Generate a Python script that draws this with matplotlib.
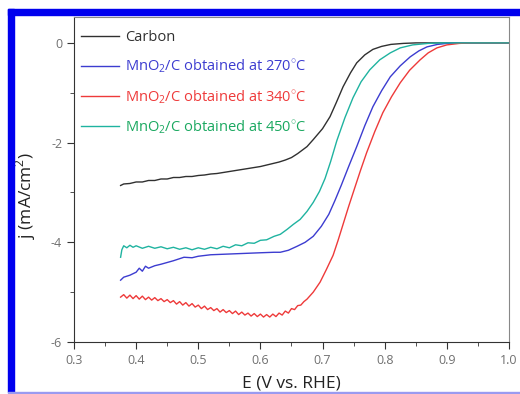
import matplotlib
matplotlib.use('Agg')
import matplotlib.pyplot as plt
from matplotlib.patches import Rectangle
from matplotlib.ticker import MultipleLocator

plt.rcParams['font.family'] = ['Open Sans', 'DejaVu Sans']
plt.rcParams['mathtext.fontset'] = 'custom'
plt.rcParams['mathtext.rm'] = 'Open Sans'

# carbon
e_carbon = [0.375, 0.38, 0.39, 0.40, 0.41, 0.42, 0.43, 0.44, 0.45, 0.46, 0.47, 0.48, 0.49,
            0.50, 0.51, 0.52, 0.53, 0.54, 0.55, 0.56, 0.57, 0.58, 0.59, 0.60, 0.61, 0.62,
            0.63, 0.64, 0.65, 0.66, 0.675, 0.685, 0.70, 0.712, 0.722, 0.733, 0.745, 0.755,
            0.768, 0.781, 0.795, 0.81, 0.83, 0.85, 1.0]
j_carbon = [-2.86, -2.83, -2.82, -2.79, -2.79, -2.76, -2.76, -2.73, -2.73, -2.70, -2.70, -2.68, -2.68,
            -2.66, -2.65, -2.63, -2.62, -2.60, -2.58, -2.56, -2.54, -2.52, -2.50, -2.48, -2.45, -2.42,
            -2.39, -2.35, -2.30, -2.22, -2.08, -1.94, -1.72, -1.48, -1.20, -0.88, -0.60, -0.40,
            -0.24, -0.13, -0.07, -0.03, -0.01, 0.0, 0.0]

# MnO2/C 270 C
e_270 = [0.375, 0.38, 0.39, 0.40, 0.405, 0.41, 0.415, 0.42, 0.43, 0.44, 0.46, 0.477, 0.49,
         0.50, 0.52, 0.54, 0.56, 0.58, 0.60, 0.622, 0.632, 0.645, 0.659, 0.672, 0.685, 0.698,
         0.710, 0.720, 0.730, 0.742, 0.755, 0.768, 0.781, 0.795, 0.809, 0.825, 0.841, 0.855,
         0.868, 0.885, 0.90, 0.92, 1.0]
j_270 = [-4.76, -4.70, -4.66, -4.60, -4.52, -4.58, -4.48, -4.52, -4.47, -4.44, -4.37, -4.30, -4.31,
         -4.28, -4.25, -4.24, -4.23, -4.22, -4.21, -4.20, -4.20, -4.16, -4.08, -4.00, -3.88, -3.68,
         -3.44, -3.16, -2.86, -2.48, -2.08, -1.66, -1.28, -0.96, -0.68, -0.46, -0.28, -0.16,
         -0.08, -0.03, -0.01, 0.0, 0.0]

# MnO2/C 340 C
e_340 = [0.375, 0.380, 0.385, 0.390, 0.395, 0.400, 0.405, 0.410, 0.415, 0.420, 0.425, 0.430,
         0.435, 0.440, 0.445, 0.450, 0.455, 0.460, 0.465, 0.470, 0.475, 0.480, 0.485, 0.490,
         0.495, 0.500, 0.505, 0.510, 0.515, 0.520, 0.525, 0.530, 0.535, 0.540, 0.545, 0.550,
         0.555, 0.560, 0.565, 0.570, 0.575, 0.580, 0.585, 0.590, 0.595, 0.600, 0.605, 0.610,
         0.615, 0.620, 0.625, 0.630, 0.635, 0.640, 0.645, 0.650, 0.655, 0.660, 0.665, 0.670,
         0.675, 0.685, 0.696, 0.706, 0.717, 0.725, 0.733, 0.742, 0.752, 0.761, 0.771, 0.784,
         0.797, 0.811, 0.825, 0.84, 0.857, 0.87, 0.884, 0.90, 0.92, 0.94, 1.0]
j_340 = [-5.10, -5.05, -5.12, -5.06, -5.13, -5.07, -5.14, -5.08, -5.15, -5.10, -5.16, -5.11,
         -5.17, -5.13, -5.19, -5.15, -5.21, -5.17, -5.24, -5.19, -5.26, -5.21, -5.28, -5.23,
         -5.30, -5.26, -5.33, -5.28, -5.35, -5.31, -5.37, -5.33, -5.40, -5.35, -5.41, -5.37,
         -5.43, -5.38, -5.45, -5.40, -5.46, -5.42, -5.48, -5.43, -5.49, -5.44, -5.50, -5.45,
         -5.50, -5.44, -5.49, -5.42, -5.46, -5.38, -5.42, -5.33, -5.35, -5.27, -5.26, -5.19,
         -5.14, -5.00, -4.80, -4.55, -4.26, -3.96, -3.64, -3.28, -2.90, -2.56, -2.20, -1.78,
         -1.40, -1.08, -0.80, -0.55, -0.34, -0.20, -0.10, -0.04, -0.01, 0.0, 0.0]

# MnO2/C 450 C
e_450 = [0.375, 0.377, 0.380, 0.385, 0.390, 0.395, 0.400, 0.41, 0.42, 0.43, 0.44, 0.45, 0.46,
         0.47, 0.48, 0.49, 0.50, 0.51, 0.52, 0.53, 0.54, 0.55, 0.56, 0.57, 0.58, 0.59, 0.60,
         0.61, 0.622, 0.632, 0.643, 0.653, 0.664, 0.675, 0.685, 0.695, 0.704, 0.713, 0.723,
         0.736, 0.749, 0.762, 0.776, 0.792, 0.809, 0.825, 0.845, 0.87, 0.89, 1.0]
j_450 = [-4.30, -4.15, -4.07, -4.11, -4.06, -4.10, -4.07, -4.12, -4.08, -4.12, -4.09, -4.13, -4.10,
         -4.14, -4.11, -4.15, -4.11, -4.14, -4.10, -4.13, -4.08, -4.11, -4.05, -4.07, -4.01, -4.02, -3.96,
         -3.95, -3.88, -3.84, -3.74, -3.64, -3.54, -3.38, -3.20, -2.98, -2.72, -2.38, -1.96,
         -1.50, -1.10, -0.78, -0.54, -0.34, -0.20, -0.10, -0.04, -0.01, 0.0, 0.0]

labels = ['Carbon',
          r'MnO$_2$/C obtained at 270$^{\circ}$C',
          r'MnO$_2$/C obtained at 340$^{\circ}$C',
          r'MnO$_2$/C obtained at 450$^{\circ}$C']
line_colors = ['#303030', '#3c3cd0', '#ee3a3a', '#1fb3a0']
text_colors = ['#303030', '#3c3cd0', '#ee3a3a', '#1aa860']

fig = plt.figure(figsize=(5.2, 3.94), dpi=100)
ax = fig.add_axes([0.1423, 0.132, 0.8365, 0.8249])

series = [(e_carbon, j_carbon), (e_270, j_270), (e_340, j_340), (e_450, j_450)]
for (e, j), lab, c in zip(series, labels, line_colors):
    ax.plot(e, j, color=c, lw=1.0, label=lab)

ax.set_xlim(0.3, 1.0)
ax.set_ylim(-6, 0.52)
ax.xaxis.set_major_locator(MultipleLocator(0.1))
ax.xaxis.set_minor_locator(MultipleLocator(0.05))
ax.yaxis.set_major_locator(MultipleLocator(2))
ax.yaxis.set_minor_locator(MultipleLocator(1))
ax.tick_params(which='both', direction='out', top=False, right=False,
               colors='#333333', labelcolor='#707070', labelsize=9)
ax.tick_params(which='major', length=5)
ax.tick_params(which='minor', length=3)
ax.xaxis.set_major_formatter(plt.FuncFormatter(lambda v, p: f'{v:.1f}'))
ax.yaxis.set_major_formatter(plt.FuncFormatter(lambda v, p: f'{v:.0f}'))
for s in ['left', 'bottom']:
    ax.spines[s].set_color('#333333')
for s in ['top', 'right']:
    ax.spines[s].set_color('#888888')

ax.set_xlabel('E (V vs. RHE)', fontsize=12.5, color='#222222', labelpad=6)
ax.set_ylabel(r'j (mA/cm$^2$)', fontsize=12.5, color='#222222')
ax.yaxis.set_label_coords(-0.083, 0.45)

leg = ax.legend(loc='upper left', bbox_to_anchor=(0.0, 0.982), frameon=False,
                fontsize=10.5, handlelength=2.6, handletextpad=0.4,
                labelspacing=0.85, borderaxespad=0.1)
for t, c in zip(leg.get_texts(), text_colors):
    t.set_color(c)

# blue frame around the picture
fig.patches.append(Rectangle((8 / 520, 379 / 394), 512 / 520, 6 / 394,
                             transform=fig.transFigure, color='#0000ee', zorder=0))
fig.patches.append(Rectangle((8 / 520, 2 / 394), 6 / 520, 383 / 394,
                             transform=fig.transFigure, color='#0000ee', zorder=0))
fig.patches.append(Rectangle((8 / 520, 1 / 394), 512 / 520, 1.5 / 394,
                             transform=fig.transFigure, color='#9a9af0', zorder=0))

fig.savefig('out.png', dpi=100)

• TASK REQUIREMENTS: Up to and including the line containing "plt.rcParams['mathtext.rm'] = 'Open Sans'", repeat every line from the start of the data, but none of the pictures.

• ANSWER TO THE EXERCISE:
Generate a Python script that draws this with matplotlib.
import matplotlib
matplotlib.use('Agg')
import matplotlib.pyplot as plt
from matplotlib.patches import Rectangle
from matplotlib.ticker import MultipleLocator

plt.rcParams['font.family'] = ['Open Sans', 'DejaVu Sans']
plt.rcParams['mathtext.fontset'] = 'custom'
plt.rcParams['mathtext.rm'] = 'Open Sans'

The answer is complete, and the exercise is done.